## Challenge
Omit every picture, and retype the lines that run from the beginning of the data below through the line containing "5.7, 2.9, 2.9];", inclusive.

## Source data

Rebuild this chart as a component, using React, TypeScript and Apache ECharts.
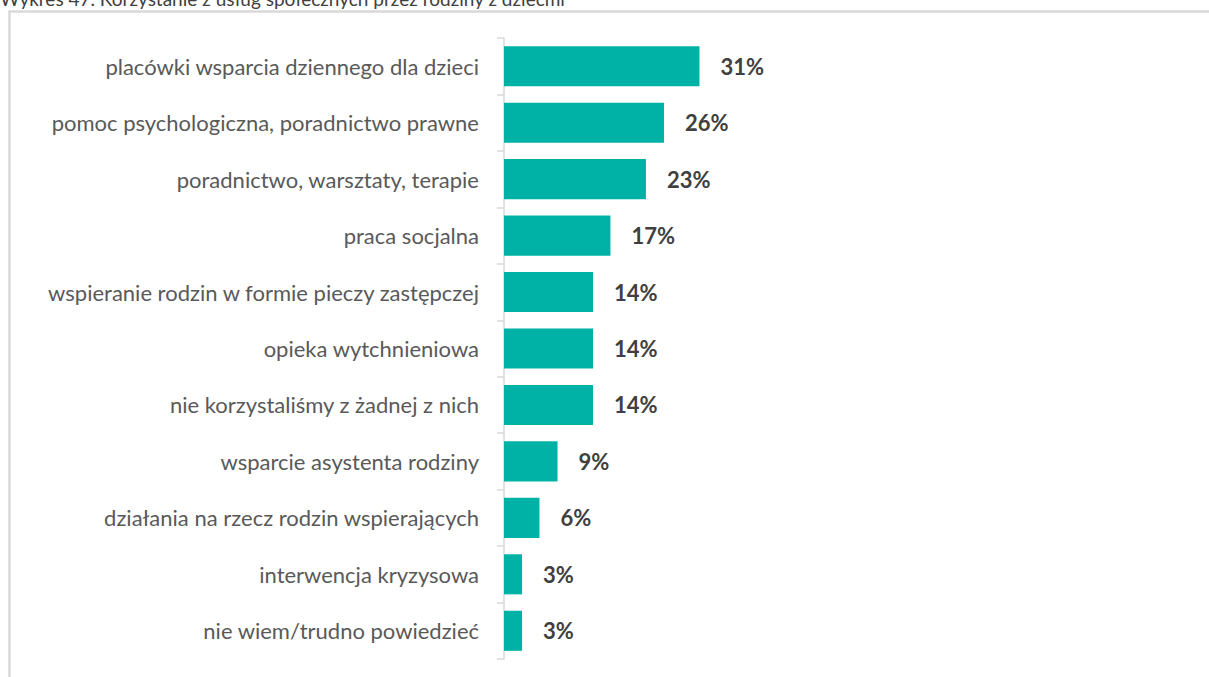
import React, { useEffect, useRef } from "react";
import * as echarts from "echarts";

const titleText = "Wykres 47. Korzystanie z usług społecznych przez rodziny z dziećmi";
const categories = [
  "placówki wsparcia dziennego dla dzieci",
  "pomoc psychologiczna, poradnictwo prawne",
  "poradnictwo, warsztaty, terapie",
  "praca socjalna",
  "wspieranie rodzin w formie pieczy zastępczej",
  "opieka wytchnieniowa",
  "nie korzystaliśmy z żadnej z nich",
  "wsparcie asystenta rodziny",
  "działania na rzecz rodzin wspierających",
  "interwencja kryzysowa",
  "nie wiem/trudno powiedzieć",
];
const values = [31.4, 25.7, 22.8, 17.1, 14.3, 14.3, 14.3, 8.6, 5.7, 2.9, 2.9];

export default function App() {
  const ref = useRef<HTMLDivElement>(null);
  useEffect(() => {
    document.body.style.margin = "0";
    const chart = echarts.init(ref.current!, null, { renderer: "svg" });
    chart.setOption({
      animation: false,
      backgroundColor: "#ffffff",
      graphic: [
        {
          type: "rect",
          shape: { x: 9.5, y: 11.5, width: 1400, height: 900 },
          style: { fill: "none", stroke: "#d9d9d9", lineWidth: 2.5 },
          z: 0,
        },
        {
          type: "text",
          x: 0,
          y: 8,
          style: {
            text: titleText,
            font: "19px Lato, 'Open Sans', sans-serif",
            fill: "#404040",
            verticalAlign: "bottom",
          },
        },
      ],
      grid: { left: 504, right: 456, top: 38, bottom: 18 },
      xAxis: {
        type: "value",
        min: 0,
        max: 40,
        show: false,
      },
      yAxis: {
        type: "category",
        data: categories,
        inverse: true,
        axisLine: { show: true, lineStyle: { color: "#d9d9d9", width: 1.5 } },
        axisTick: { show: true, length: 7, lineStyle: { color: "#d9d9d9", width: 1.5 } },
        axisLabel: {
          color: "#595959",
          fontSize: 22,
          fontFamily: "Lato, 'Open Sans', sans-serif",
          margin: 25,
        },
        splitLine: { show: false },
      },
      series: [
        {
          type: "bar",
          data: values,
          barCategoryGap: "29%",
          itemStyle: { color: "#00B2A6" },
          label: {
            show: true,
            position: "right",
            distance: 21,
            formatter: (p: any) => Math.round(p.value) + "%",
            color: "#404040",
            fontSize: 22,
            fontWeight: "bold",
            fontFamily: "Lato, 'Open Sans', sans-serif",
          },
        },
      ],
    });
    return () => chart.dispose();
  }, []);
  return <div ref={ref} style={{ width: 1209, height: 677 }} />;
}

## Full answer
Rebuild this chart as a component, using React, TypeScript and Apache ECharts.
import React, { useEffect, useRef } from "react";
import * as echarts from "echarts";

const titleText = "Wykres 47. Korzystanie z usług społecznych przez rodziny z dziećmi";
const categories = [
  "placówki wsparcia dziennego dla dzieci",
  "pomoc psychologiczna, poradnictwo prawne",
  "poradnictwo, warsztaty, terapie",
  "praca socjalna",
  "wspieranie rodzin w formie pieczy zastępczej",
  "opieka wytchnieniowa",
  "nie korzystaliśmy z żadnej z nich",
  "wsparcie asystenta rodziny",
  "działania na rzecz rodzin wspierających",
  "interwencja kryzysowa",
  "nie wiem/trudno powiedzieć",
];
const values = [31.4, 25.7, 22.8, 17.1, 14.3, 14.3, 14.3, 8.6, 5.7, 2.9, 2.9];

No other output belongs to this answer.